The race is still on for increasing processor throughput by increasing clock speed and architectural improvements. Some of these architectural improvements deal with the issuing and execution of multiple instructions at the same time. After of couple of generation of hardware only solutions the designers have hit “the wall” of factorially increasing complexity. It is also getting tougher to find enough instruction level parallelism to utilize the full potential of these parallel designs and the designers enlisted the help of the compiler writers to generate the right kind of instruction stream. EPIC represents the next step in the evolution that reaches for even greater parallelism by relying on compiler technology. Unfortunately it has required a redo of the entire software base, including OS’s and applications. There is no compatibility between the preceeding software base and EPIC’s native mode and many applications even when recompiled cannot exploit enough instruction level parallism to keep the processor fully utilized.

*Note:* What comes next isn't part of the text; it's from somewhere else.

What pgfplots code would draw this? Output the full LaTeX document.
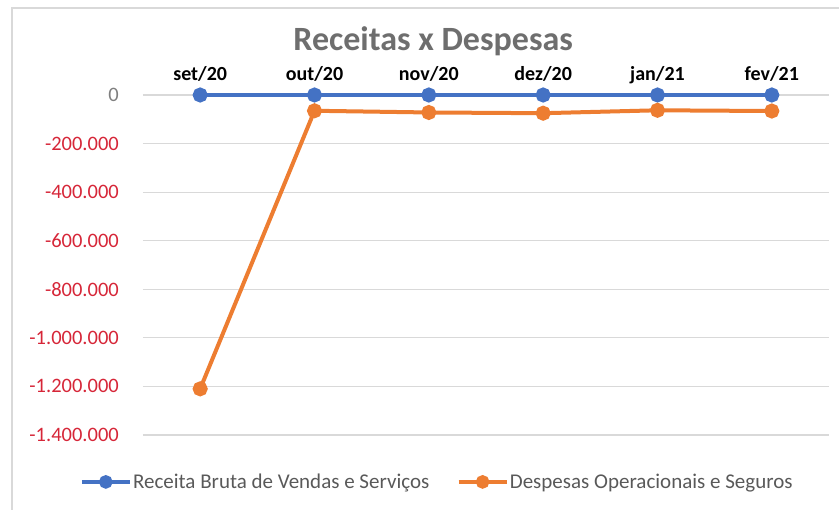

This idea tries to embraces the compiler instruction scheduling approach while trying to reuse as much of current RISC processor designs and their existing software. The goal is to still be able to execute all existing applications without recompilation. There would be a need for minimal changes to an OS to allow for newer recompiled applications. Existing compilers would still work, but a new one would generate code with blocks of data independent instructions. Multiple RISC processors would be glued together by a shared register file and a unified instruction and data paths. The reason for focusing in on only RISC is that its fixed sized instruction makes for easy instruction stream parsing.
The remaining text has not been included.